It is difficult to resist the conclusion that unions exercise total capture of the Californian budgetmaking process. (100% payraises in the face of the financial collapse? For line officers? In only two years? After they're the best paid in the nation? Before you consider the pensions?!)
These guys are getting a lot of overtime in their last year so they can jack up their pensions. Some fools in Sacramento agreed to just consider the LAST year of work when calculating their pensions.
Obviously, Californians are being taken for a ride. By the union, by whoever is approving the overtime (probably another union member), by the legislative majority and whichever governor signed this very bad deal for taxpayers into law.
This happens everywhere. The Toronto Transit Commission does the best 4 years of your last 5 or something like that. I knew two people that worked there until they retired. The first was a "field clerk" (basically a secretary for a construction site) the other was a construction inspector.
They both paid the same percent into the pension yet despite salary differences of $35k vs $85k they both took home the same amount from the pension fund because the field clerk managed to get promoted to construction inspector for the last 4 years of her 35 year career there. I tried to show them how stupid this system is using Excel spreadsheets and how either the lifelong construction inspector is getting screwed or the taxpayer who backstops the pension is getting screwed but they wouldn't hear it. Whenever someone complains about their defined benefits public pension cutting their payments I just roll my eyes because it seems like these people don't want to care about how things work, they pretend that there is a magical piggy bank with endless money.
The worst part is that the construction inspector got bored at home so he eventually came back through an engineering firm as a "consultant" doing the same job he did before, but pulling both a salary and a pension now. Madness.

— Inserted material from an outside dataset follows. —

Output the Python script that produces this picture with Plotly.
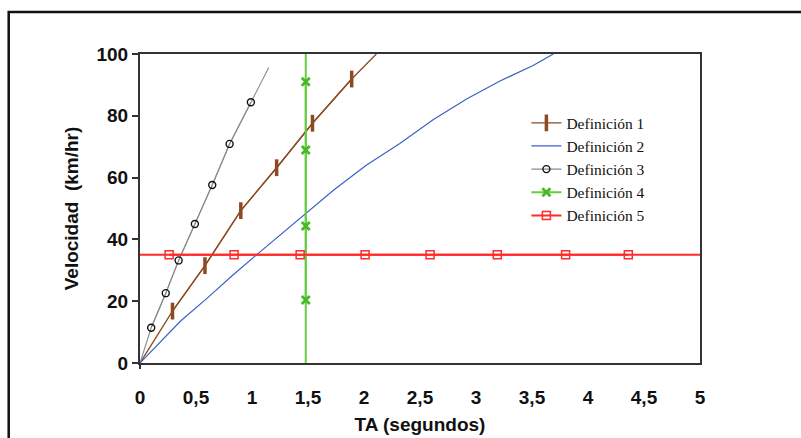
import plotly.graph_objects as go

# ---- data ----
names = ["Definición 1", "Definición 2", "Definición 3", "Definición 4", "Definición 5"]

# Definición 1 (brown, I markers)
d1_mx = [0.29, 0.58, 0.90, 1.22, 1.54, 1.89]
d1_my = [16.8, 31.5, 49.3, 63.2, 77.6, 91.9]
d1_lx = [0.0, 0.29, 0.58, 0.90, 1.22, 1.54, 1.89, 2.11]
d1_ly = [0.0, 16.8, 31.5, 49.3, 63.2, 77.6, 91.9, 100.0]

# Definición 2 (blue, line only)
d2_x = [0.0, 0.36, 0.60, 0.83, 1.04, 1.43, 1.73, 2.02, 2.32, 2.62, 2.92, 3.21, 3.51, 3.69]
d2_y = [0.0, 13.5, 21.0, 28.5, 35.0, 47.0, 56.0, 64.0, 71.0, 78.8, 85.5, 91.2, 96.3, 100.0]

# Definición 3 (gray line, black circles)
d3_mx = [0.10, 0.23, 0.345, 0.49, 0.645, 0.80, 0.99]
d3_my = [11.4, 22.6, 33.2, 45.0, 57.6, 70.9, 84.4]
d3_lx = [0.0, 0.10, 0.23, 0.345, 0.49, 0.645, 0.80, 0.99, 1.15]
d3_ly = [0.0, 11.4, 22.6, 33.2, 45.0, 57.6, 70.9, 84.4, 95.6]

# Definición 4 (green vertical, x markers)
d4_mx = [1.48, 1.48, 1.48, 1.48]
d4_my = [91.0, 68.9, 44.3, 20.4]
d4_lx = [1.48, 1.48]
d4_ly = [0.0, 100.0]

# Definición 5 (red horizontal, open squares)
d5_mx = [0.26, 0.84, 1.43, 2.01, 2.59, 3.19, 3.80, 4.36]
d5_my = [35.0, 35.0, 35.0, 35.0, 35.0, 35.0, 35.0, 35.0]
d5_lx = [0.0, 5.0]
d5_ly = [35.0, 35.0]

x_ticks = [0, 0.5, 1, 1.5, 2, 2.5, 3, 3.5, 4, 4.5, 5]
y_ticks = [0, 20, 40, 60, 80, 100]

# ---- styles ----
c1, c2, c3, c4, c5 = "#8b4a22", "#3f5fc6", "#8a8a8a", "#66cc44", "#ff2a2a"

fig = go.Figure()

# background line paths (no legend)
fig.add_trace(go.Scatter(x=d5_lx, y=d5_ly, mode="lines", line=dict(color=c5, width=2),
                         showlegend=False, hoverinfo="skip"))
fig.add_trace(go.Scatter(x=d4_lx, y=d4_ly, mode="lines", line=dict(color=c4, width=2),
                         showlegend=False, hoverinfo="skip"))
fig.add_trace(go.Scatter(x=d1_lx, y=d1_ly, mode="lines", line=dict(color=c1, width=1.3),
                         showlegend=False, hoverinfo="skip"))
fig.add_trace(go.Scatter(x=d3_lx, y=d3_ly, mode="lines", line=dict(color=c3, width=1.1),
                         showlegend=False, hoverinfo="skip"))

# legend traces
fig.add_trace(go.Scatter(x=d1_mx, y=d1_my, name=names[0], mode="lines+markers",
                         line=dict(color=c1, width=1.3),
                         marker=dict(symbol="line-ns-open", size=12, color=c1,
                                     line=dict(color=c1, width=3.5))))
fig.add_trace(go.Scatter(x=d2_x, y=d2_y, name=names[1], mode="lines",
                         line=dict(color=c2, width=1.2)))
fig.add_trace(go.Scatter(x=d3_mx, y=d3_my, name=names[2], mode="lines+markers",
                         line=dict(color=c3, width=1.1),
                         marker=dict(symbol="circle-open", size=7, color="#111111",
                                     line=dict(color="#111111", width=1.4))))
fig.add_trace(go.Scatter(x=d4_mx, y=d4_my, name=names[3], mode="lines+markers",
                         line=dict(color=c4, width=2),
                         marker=dict(symbol="x-thin-open", size=8, color="#44bb22",
                                     line=dict(color="#44bb22", width=2.8))))
fig.add_trace(go.Scatter(x=d5_mx, y=d5_my, name=names[4], mode="lines+markers",
                         line=dict(color=c5, width=2),
                         marker=dict(symbol="square-open", size=8, color=c5,
                                     line=dict(color=c5, width=1.5))))

tickfont = dict(family="Liberation Sans, Arial, sans-serif", size=19, color="#111111", weight="bold")
titlefont = dict(family="Liberation Sans, Arial, sans-serif", size=19, color="#111111", weight="bold")

fig.update_layout(
    width=801, height=438,
    margin=dict(l=140, r=101, t=54, b=75),
    paper_bgcolor="white", plot_bgcolor="white",
    separators=",.",
    showlegend=True,
    legend=dict(x=0.69, y=0.831, xanchor="left", yanchor="top",
                bgcolor="rgba(0,0,0,0)", borderwidth=0,
                font=dict(family="Liberation Serif, Times New Roman, serif", size=15.5, color="#111111"),
                traceorder="normal"),
    xaxis=dict(range=[0, 5], tickvals=x_ticks, showgrid=False, zeroline=False,
               showline=True, linecolor="#333333", linewidth=2, mirror=True,
               ticks="outside", ticklen=16, tickcolor="rgba(0,0,0,0)",
               tickfont=tickfont, automargin=False,
               title=dict(text="TA (segundos)", font=titlefont, standoff=11)),
    yaxis=dict(range=[0, 100], tickvals=y_ticks, showgrid=False, zeroline=False,
               showline=True, linecolor="#333333", linewidth=2, mirror=True,
               ticks="outside", ticklen=6, tickwidth=2, tickcolor="#333333",
               tickfont=tickfont, automargin=False,
               title=dict(text="Velocidad\u00a0 (km/hr)", font=titlefont, standoff=13)),
    shapes=[
        dict(type="rect", xref="paper", yref="paper",
             x0=(8.7 - 140) / 560, x1=1.8, y0=-0.6, y1=(363 - 12) / 309,
             line=dict(color="#111111", width=2.5), fillcolor="rgba(0,0,0,0)", layer="below"),
        dict(type="line", xref="paper", yref="paper", x0=0, x1=0, y0=0, y1=-6 / 309,
             line=dict(color="#333333", width=2)),
    ],
)

fig.write_html("out.html")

There is also more property being taxed than in the '70s. My father loves to drive around California and point out all the homes and businesses that weren't around when he lived here in the mid-'70s.
There is no amount of tax revenue that politicians can't spend (and if they can borrow, use as leverage for more borrowing).
There's a thesis expressed in this recent book (look for discussions of it) http://www.amazon.com/Never-Enough-Americas-Limitless-Welfar... that a or the fatal flaw (my term) of liberalism is that it has no limiting principle. I find it very hard to look at California and not agree.
No, popular wisdom in California is that we have the most inept legislature in the country and the unions are actually running the place. California doesn't appear to have any problem raising taxes.